There is also the potential for mission expansion. While the guard’s primary role is to secure mines and mineral shipments, its paramilitary nature could lead to involvement in broader counterinsurgency operations. If this occurs, the guard might become indistinguishable from Congo’s conventional military, which has struggled to differentiate between rebels and civilians. In a region where armed groups often operate within local communities, the guard’s presence could result in abuses that alienate the population. Such outcomes could strengthen rebel recruitment, creating a cycle of violence that undermines the guard’s original objectives.
Smuggling networks present another persistent challenge. Congo’s mineral trade has long relied on informal arrangements where access to lucrative routes is determined by bribes and backroom deals.
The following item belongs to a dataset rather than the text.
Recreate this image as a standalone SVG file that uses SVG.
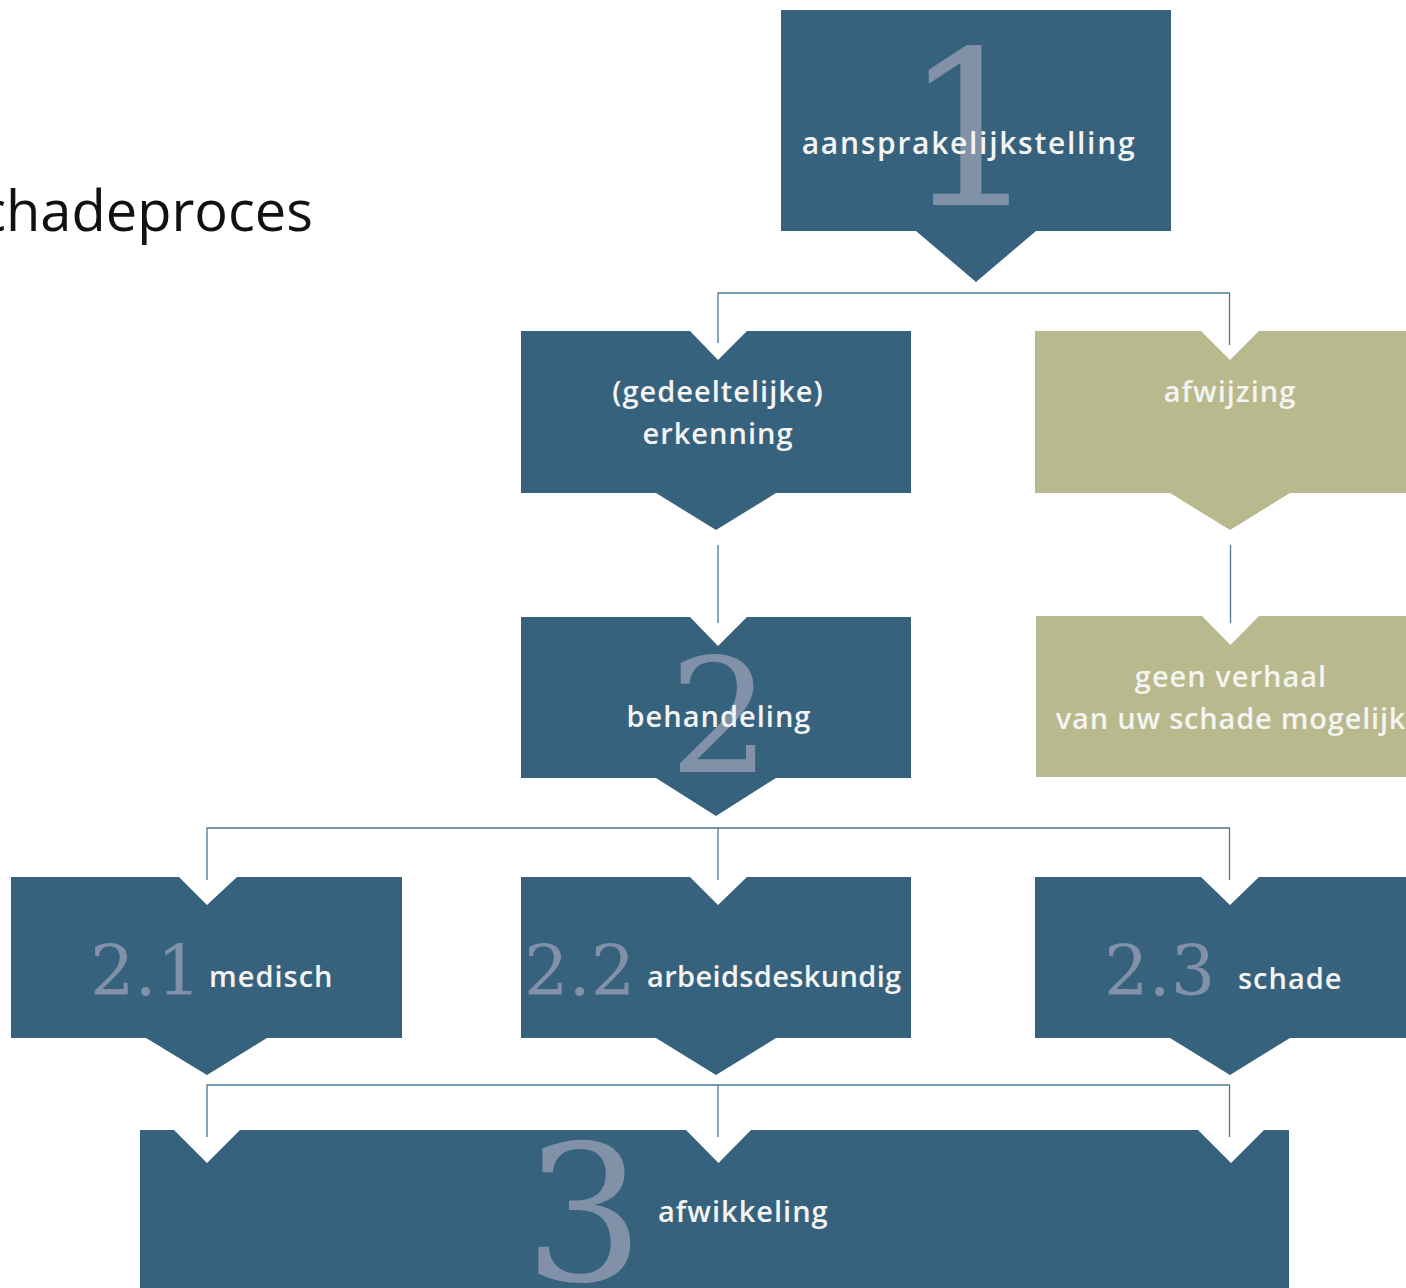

The mining guard’s efforts to enforce traceability could disrupt these networks, but smugglers have shown adaptability in the past. They may relocate to areas with weaker guard presence or attempt to infiltrate the force itself. Previous crackdowns on illicit mining have often resulted in temporary disruptions, with smuggling resuming under new arrangements. The guard’s long-term success will depend on its ability to maintain consistent pressure over an extended period.
What to Watch: The Flashpoints That Will Determine the Mining Guard’s Fate
The mining guard’s initial deployment in December will serve as an early indicator of its potential effectiveness. The first contingent of 2,500 to 3,000 guards will face immediate challenges in establishing credibility. If they can secure mine sites and escort shipments without provoking major conflicts, they may begin to build trust with local communities and foreign investors. However, if they become involved in counterinsurgency operations or face corruption allegations, the guard’s reputation could suffer before it reaches full strength.
The 2025 deployment phase represents another critical milestone. By this point, the guard’s numbers are expected to increase significantly, requiring it to operate across multiple provinces simultaneously. Eastern Congo, home to the most valuable mineral deposits, will present the greatest test. Success in securing the Rubaya coltan mines and the cobalt-rich regions of Lualaba and Haut-Katanga could disrupt smuggling routes and encourage investment. Conversely, resistance from rebels or local militias could bog down the guard in prolonged conflicts.
International partners, including the U.S. and UAE, will be closely monitoring the guard’s progress. Their $100 million investment comes with expectations of improved transparency and governance, though enforcing these conditions will require sustained engagement. If the mining guard fails to deliver results, Western companies might reduce their presence, potentially allowing Chinese firms to strengthen their position. On the other hand, if the guard succeeds, it could serve as a model for other mineral-rich African nations seeking to secure their supply chains.
Broader political stability in Congo will also play a decisive role. President Tshisekedi’s government has tied its legitimacy to delivering peace and economic growth, but the mining guard’s success depends on factors beyond its immediate control. If the peace agreement with Rwanda collapses or rebel attacks intensify, the guard could be overwhelmed. Alternatively, if the government can stabilize eastern Congo, the guard might become a cornerstone of the country’s economic development. The coming years will be critical in determining whether Congo’s paramilitary mining guard represents a meaningful step forward—or another chapter in the country’s long history of conflict over its mineral wealth.